Allergic eye reactions occur when a person is sensitive to an allergen. Eye allergies often affect the conjunctiva the clear covering that covers the front part of the eyeball. This clear covering is the same type of material that lines the inside surface of the nose. Because the two areas are so similar, allergens can trigger an allergic response in both areas. Therefore, people with nasal allergies may also suffer from eye allergies.
An optometrist or ophthalmologist can usually diagnose eye allergies based on a patient's symptoms. Both prescription and over-the-counter (OTC) medications can be beneficial to those suffering from eye allergies. OTC artificial tears, decongestants and antihistamines can be effective in treating short-term symptoms.
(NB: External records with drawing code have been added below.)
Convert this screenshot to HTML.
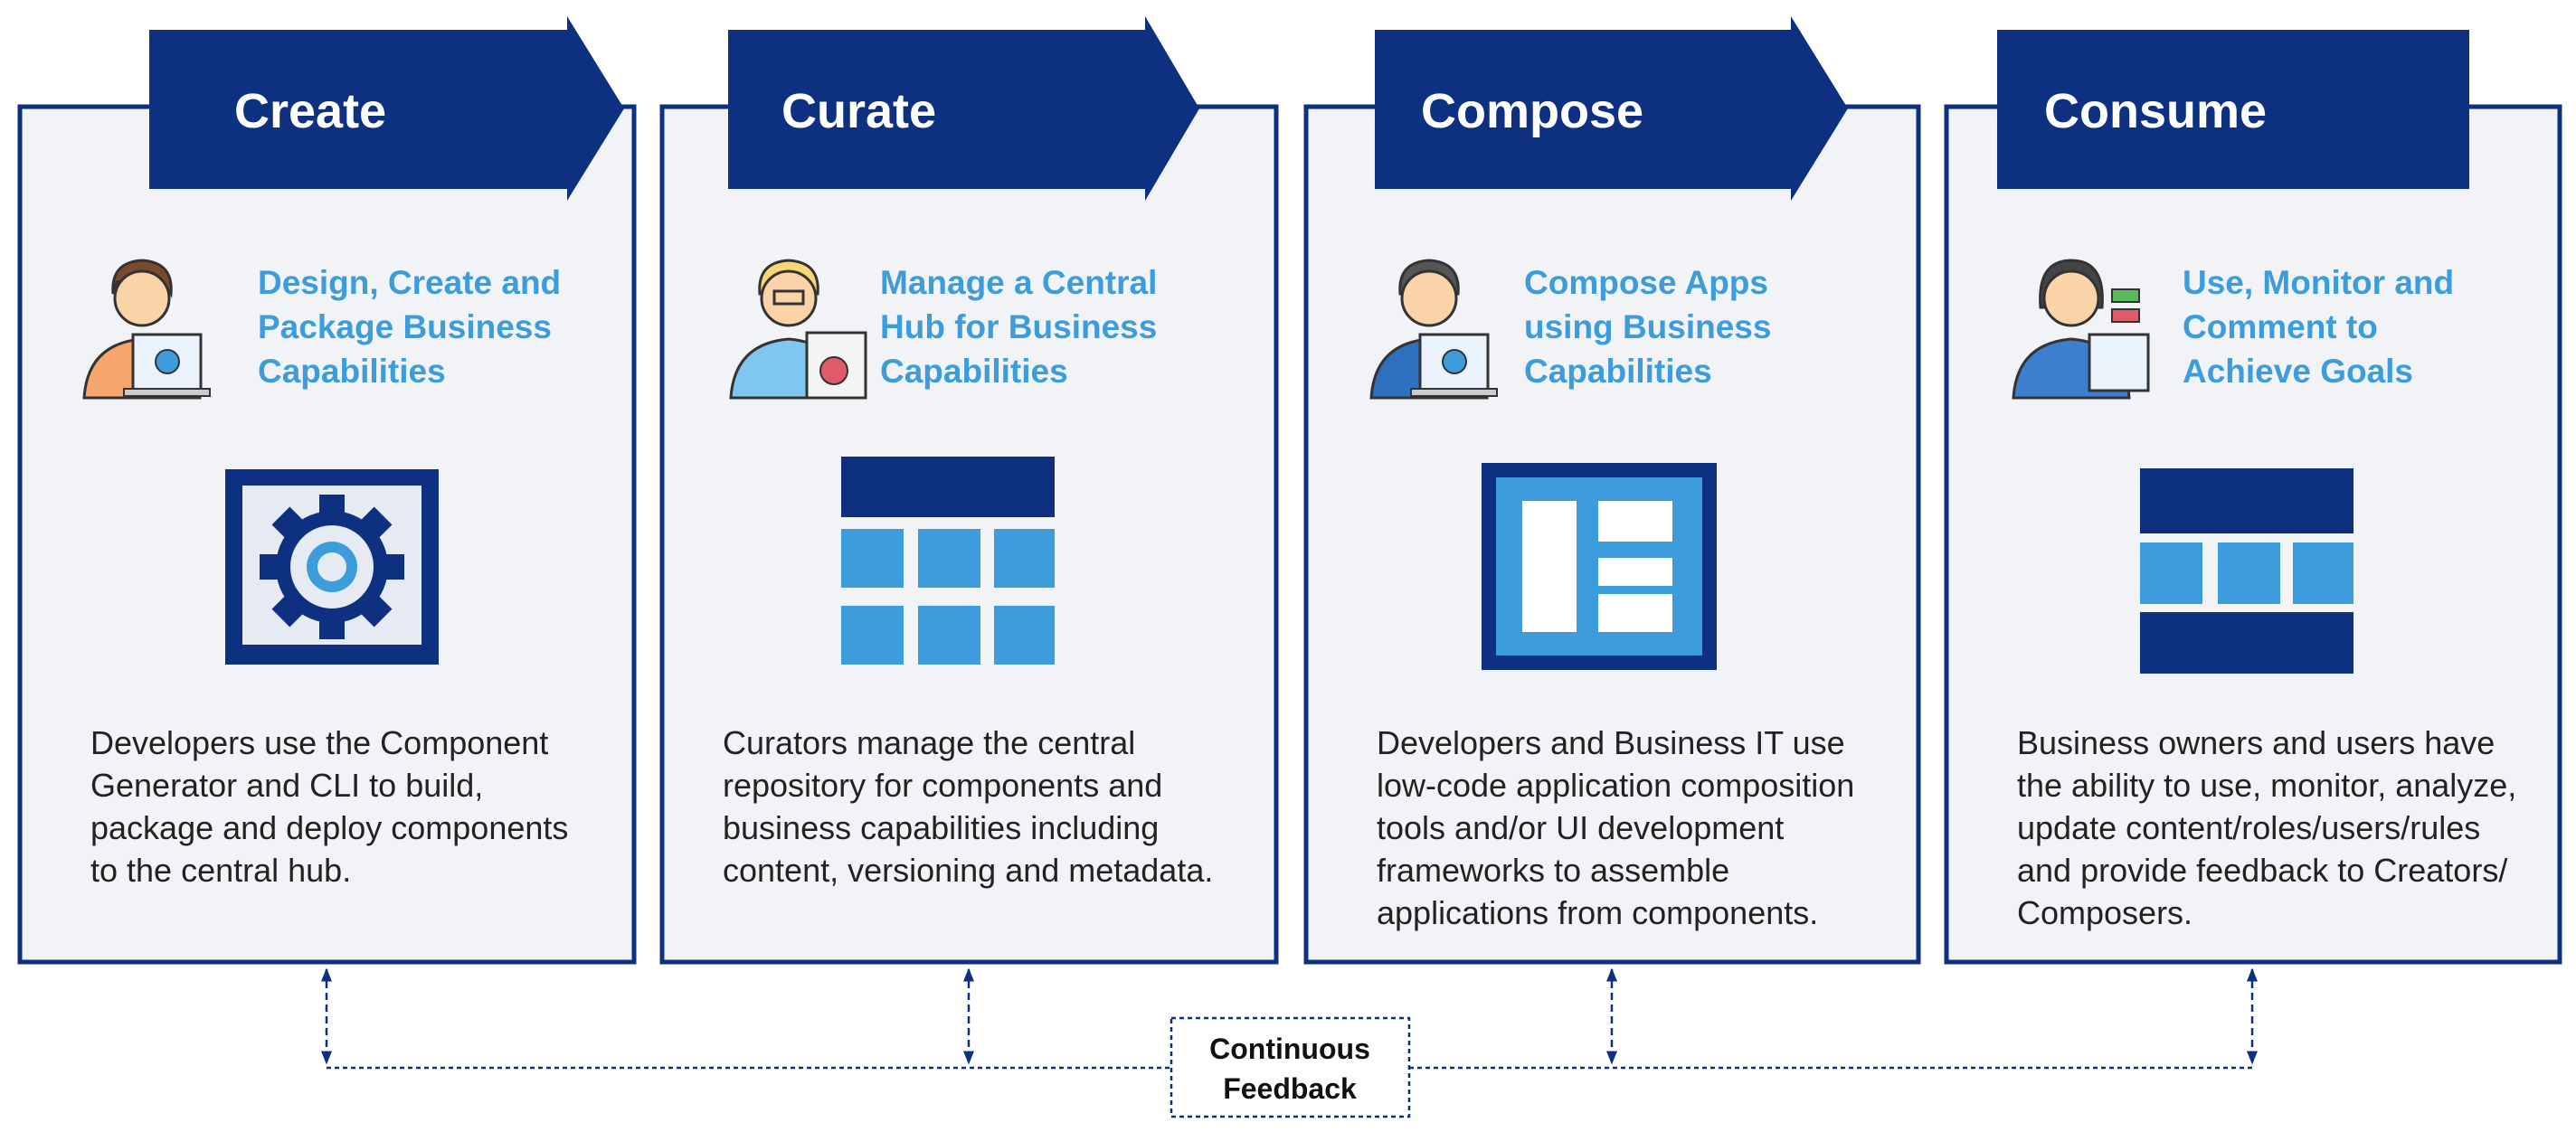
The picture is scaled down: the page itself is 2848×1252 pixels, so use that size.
<!DOCTYPE html>
<html><head><meta charset="utf-8"><style>
html,body{margin:0;padding:0;background:#fff;}
svg{display:block;}
.t{font-family:"Liberation Sans",sans-serif;}
</style></head><body>
<svg width="2848" height="1252" viewBox="0 0 2848 1252" xmlns="http://www.w3.org/2000/svg" class="t">
<defs>
<marker id="ah" viewBox="0 0 10 10" refX="9" refY="5" markerWidth="6" markerHeight="8" orient="auto-start-reverse"><path d="M0,1 L10,5 L0,9 z" fill="#0d3080"/></marker>
<g id="person">
  <circle cx="0" cy="0" r="30" fill="#fbd3a8" stroke="#333" stroke-width="3"/>
  <path d="M-64,110 Q-60,50 0,45 Q60,50 64,110 Z" stroke="#333" stroke-width="3"/>
</g>
</defs>
<g fill="#f1f3f7" stroke="#0d3080" stroke-width="5">
<rect x="22" y="118" width="679" height="946"/>
<rect x="732" y="118" width="679" height="946"/>
<rect x="1444" y="118" width="677" height="946"/>
<rect x="2152" y="118" width="678" height="946"/>
</g>
<g fill="#0d3080">
<path d="M165,33 H627 V18 L690,120 L627,222 V209 H165 Z"/>
<path d="M805,33 H1266 V18 L1326,120 L1266,222 V209 H805 Z"/>
<path d="M1520,33 H1980 V18 L2043,120 L1980,222 V209 H1520 Z"/>
<rect x="2208" y="33" width="522" height="176"/>
</g>
<g fill="#fff" font-weight="bold" font-size="54">
<text x="259" y="141">Create</text>
<text x="864" y="141">Curate</text>
<text x="1571" y="141">Compose</text>
<text x="2260" y="141">Consume</text>
</g>
<g transform="translate(157,330)">
<path d="M-32,-5 Q-35,-40 0,-42 Q35,-40 32,-5 Q20,-25 -28,-18 Z" fill="#7a4a2a" stroke="#333" stroke-width="3"/>
<use href="#person" fill="#f6a56b"/>
<rect x="-10" y="40" width="75" height="62" fill="#eaf2fb" stroke="#333" stroke-width="3"/>
<circle cx="28" cy="70" r="13" fill="#3d9cdb" stroke="#333" stroke-width="2"/>
<rect x="-20" y="100" width="95" height="8" fill="#ccc" stroke="#333" stroke-width="2"/>
</g>
<g transform="translate(872,330)">
<path d="M-32,-5 Q-35,-40 0,-42 Q35,-40 32,-5 Z" fill="#f7d774" stroke="#333" stroke-width="3"/>
<use href="#person" fill="#7fc7ef"/>
<rect x="-16" y="-8" width="32" height="14" fill="none" stroke="#333" stroke-width="3"/>
<rect x="20" y="38" width="65" height="72" fill="#f4f4f4" stroke="#333" stroke-width="3"/>
<circle cx="50" cy="80" r="15" fill="#e05a6a" stroke="#333" stroke-width="2"/>
</g>
<g transform="translate(1580,330)">
<path d="M-32,-5 Q-35,-40 0,-42 Q35,-40 32,-5 Z" fill="#555" stroke="#333" stroke-width="3"/>
<use href="#person" fill="#2f6fbf"/>
<rect x="-10" y="40" width="75" height="62" fill="#eaf2fb" stroke="#333" stroke-width="3"/>
<circle cx="28" cy="70" r="13" fill="#3d9cdb" stroke="#333" stroke-width="2"/>
<rect x="-20" y="100" width="95" height="8" fill="#ccc" stroke="#333" stroke-width="2"/>
</g>
<g transform="translate(2290,330)">
<path d="M-34,10 Q-38,-42 0,-42 Q38,-42 34,10 Z" fill="#444" stroke="#333" stroke-width="3"/>
<use href="#person" fill="#3d7fcf"/>
<rect x="20" y="40" width="65" height="62" fill="#eaf2fb" stroke="#333" stroke-width="3"/>
<rect x="45" y="-10" width="30" height="14" fill="#5cb85c" stroke="#333" stroke-width="2"/>
<rect x="45" y="12" width="30" height="14" fill="#e05a6a" stroke="#333" stroke-width="2"/>
</g>
<g fill="#3d9cdb" font-weight="bold" font-size="37">
<text x="285" y="325">Design, Create and</text><text x="285" y="374">Package Business</text><text x="285" y="423">Capabilities</text>
<text x="973" y="325">Manage a Central</text><text x="973" y="374">Hub  for Business</text><text x="973" y="423">Capabilities</text>
<text x="1685" y="325">Compose Apps</text><text x="1685" y="374">using Business</text><text x="1685" y="423">Capabilities</text>
<text x="2413" y="325">Use, Monitor and</text><text x="2413" y="374">Comment to</text><text x="2413" y="423">Achieve Goals</text>
</g>
<rect x="249" y="519" width="236" height="216" fill="#0d3080"/>
<rect x="268" y="537" width="198" height="176" fill="#e6eaf3"/>
<g transform="translate(367,627)" fill="#0d3080">
<g id="teeth">
<rect x="-14" y="-80" width="28" height="30"/><rect x="-14" y="50" width="28" height="30"/>
<rect x="-80" y="-14" width="30" height="28"/><rect x="50" y="-14" width="30" height="28"/>
</g>
<use href="#teeth" transform="rotate(45)"/>
<circle r="62"/>
<circle r="46" fill="#e6eaf3"/>
<circle r="28" fill="#3d9cdb"/>
<circle r="16" fill="#e6eaf3"/>
</g>
<rect x="930" y="505" width="236" height="67" fill="#0d3080"/>
<g fill="#3d9cdb">
<rect x="930" y="585" width="69" height="65"/><rect x="1015" y="585" width="69" height="65"/><rect x="1099" y="585" width="67" height="65"/>
<rect x="930" y="670" width="69" height="65"/><rect x="1015" y="670" width="69" height="65"/><rect x="1099" y="670" width="67" height="65"/>
</g>
<rect x="1638" y="512" width="260" height="229" fill="#0d3080"/>
<rect x="1654" y="528" width="228" height="197" fill="#3d9cdb"/>
<g fill="#fff">
<rect x="1683" y="554" width="60" height="145"/>
<rect x="1767" y="554" width="82" height="45"/>
<rect x="1767" y="617" width="82" height="31"/>
<rect x="1767" y="657" width="82" height="42"/>
</g>
<rect x="2366" y="518" width="236" height="72" fill="#0d3080"/>
<g fill="#3d9cdb"><rect x="2366" y="600" width="69" height="68"/><rect x="2452" y="600" width="69" height="68"/><rect x="2535" y="600" width="67" height="68"/></g>
<rect x="2366" y="677" width="236" height="68" fill="#0d3080"/>
<g fill="#222" font-size="36">
<text x="100" y="834">Developers use the Component</text><text x="100" y="881">Generator and  CLI to build,</text><text x="100" y="928">package and deploy components</text><text x="100" y="975">to the central hub.</text>
<text x="799" y="834">Curators manage the central</text><text x="799" y="881">repository for components and</text><text x="799" y="928">business capabilities including</text><text x="799" y="975">content, versioning and metadata.</text>
<text x="1522" y="834">Developers and Business IT use</text><text x="1522" y="881">low-code application composition</text><text x="1522" y="928">tools and/or UI development</text><text x="1522" y="975">frameworks to assemble</text><text x="1522" y="1022">applications from components.</text>
<text x="2230" y="834">Business owners and users  have</text><text x="2230" y="881">the ability to use, monitor, analyze,</text><text x="2230" y="928">update content/roles/users/rules</text><text x="2230" y="975">and provide feedback to Creators/</text><text x="2230" y="1022">Composers.</text>
</g>
<g stroke="#0d3080" stroke-width="2.5" stroke-dasharray="8,5" fill="none">
<line x1="361" y1="1072" x2="361" y2="1176" marker-start="url(#ah)" marker-end="url(#ah)"/>
<line x1="1071" y1="1072" x2="1071" y2="1176" marker-start="url(#ah)" marker-end="url(#ah)"/>
<line x1="1782" y1="1072" x2="1782" y2="1176" marker-start="url(#ah)" marker-end="url(#ah)"/>
<line x1="2490" y1="1072" x2="2490" y2="1176" marker-start="url(#ah)" marker-end="url(#ah)"/>
<line x1="361" y1="1181" x2="1295" y2="1181" stroke-dasharray="5,4"/>
<line x1="1558" y1="1181" x2="2490" y2="1181" stroke-dasharray="5,4"/>
<rect x="1295" y="1126" width="263" height="109" stroke-dasharray="5,4"/>
</g>
<g fill="#111" font-weight="bold" font-size="32" text-anchor="middle">
<text x="1426" y="1171">Continuous</text><text x="1426" y="1215">Feedback</text>
</g>
</svg>
</body></html>
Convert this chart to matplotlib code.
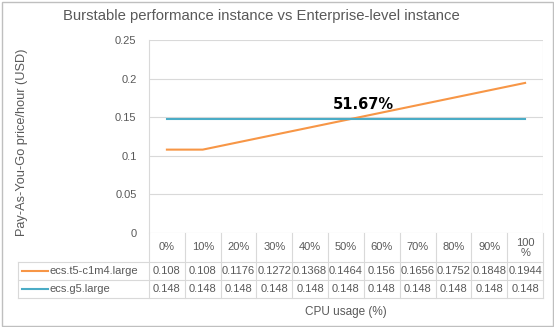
import matplotlib.pyplot as plt
from matplotlib.lines import Line2D
from matplotlib.patches import Rectangle

plt.rcParams['font.family'] = ['Liberation Sans', 'DejaVu Sans']

# data
cpu_labels = ["0%", "10%", "20%", "30%", "40%", "50%", "60%", "70%", "80%", "90%", "100\n%"]
t5_price = [0.108, 0.108, 0.1176, 0.1272, 0.1368, 0.1464, 0.156, 0.1656, 0.1752, 0.1848, 0.1944]
g5_price = [0.148] * 11
series_names = ["ecs.t5-c1m4.large", "ecs.g5.large"]
series_colors = ["#F79646", "#4BACC6"]
y_ticks = [0, 0.05, 0.1, 0.15, 0.2, 0.25]
y_tick_labels = ["0", "0.05", "0.1", "0.15", "0.2", "0.25"]
cross_label = "51.67%"

W, H = 554, 327
text_col = "#595959"
grid_col = "#D9D9D9"


def fx(px):
    return px / W


def fy(py):
    return 1 - py / H


def hline(x0, x1, y):
    fig.add_artist(Line2D([fx(x0), fx(x1)], [fy(y), fy(y)], color=grid_col, lw=0.8))


def vline(x, y0, y1):
    fig.add_artist(Line2D([fx(x), fx(x)], [fy(y0), fy(y1)], color=grid_col, lw=0.8))


fig = plt.figure(figsize=(W / 100, H / 100), dpi=100)
# outer chart frame
fig.add_artist(Rectangle((fx(1.5), fy(325.5)), fx(551), 324 / H,
                         fill=False, edgecolor="#BFBFBF", lw=1, transform=fig.transFigure))

left, right, top, bottom = 149, 543, 40, 233
ax = fig.add_axes([fx(left), fy(bottom), fx(right - left), (bottom - top) / H])

x = list(range(len(cpu_labels)))
ax.plot(x, t5_price, color=series_colors[0], lw=1.5)
ax.plot(x, g5_price, color=series_colors[1], lw=1.5)

ax.set_xlim(-0.5, len(x) - 0.5)
ax.set_ylim(0, 0.25)
ax.set_yticks(y_ticks)
ax.set_yticklabels(y_tick_labels, fontsize=8, color=text_col)
ax.set_xticks([])
ax.tick_params(axis="y", length=0, pad=9)
ax.grid(axis="y", color=grid_col, lw=0.8)
ax.set_axisbelow(True)
for s in ["top", "bottom", "right"]:
    ax.spines[s].set_visible(False)
ax.spines["left"].set_color(grid_col)
ax.spines["left"].set_linewidth(0.8)
ax.axvline(len(x) - 0.5, color=grid_col, lw=0.8)

ax.text(5.49, 0.167, cross_label, ha="center", va="center", fontsize=10.5,
        fontweight="bold", family="DejaVu Sans", color="black")

fig.text(fx(261), fy(16), "Burstable performance instance vs Enterprise-level instance",
         ha="center", va="center", fontsize=10.7, color=text_col)
fig.text(fx(22), fy(142), "Pay-As-You-Go price/hour (USD)", rotation=90,
         ha="center", va="center", fontsize=9.2, color=text_col)
fig.text(fx((left + right) / 2), fy(312), "CPU usage (%)",
         ha="center", va="center", fontsize=8.5, color=text_col)

# data table below the plot
cw = (right - left) / len(x)
row_y = [bottom, 262, 280, 298]
leg_left = 18
for i in range(len(x) + 1):
    vline(left + i * cw, bottom, row_y[-1])
vline(leg_left, row_y[1], row_y[-1])
hline(leg_left, right, row_y[1])
hline(leg_left, right, row_y[2])
hline(leg_left, right, row_y[3])

for i, lab in enumerate(cpu_labels):
    cx = left + (i + 0.5) * cw
    fig.text(fx(cx), fy((row_y[0] + row_y[1]) / 2), lab, ha="center", va="center",
             fontsize=8, color=text_col, linespacing=1.0)
    fig.text(fx(cx), fy((row_y[1] + row_y[2]) / 2), f"{t5_price[i]:g}", ha="center",
             va="center", fontsize=8, color=text_col)
    fig.text(fx(cx), fy((row_y[2] + row_y[3]) / 2), f"{g5_price[i]:g}", ha="center",
             va="center", fontsize=8, color=text_col)

for r, (name, col) in enumerate(zip(series_names, series_colors)):
    yc = (row_y[r + 1] + row_y[r + 2]) / 2
    fig.add_artist(Line2D([fx(22), fx(48)], [fy(yc), fy(yc)], color=col, lw=1.5))
    fig.text(fx(50), fy(yc), name, ha="left", va="center", fontsize=8, color=text_col)

fig.savefig("out.png", dpi=100)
Artificial tears help flush the allergens out of the eyes. Decongestant eyedrops are available without a prescription to help alleviate eye redness. Contact lenses should also be avoided while allergy symptoms are present, as symptoms can cause discomfort with contact lenses.
Prescription medications are highly effective in relieving symptoms. Antihistamines reduce itching, redness and swelling, usually rather quickly. Mast cell stabilizers may be used to help prevent the release of histamines, thus reducing symptoms.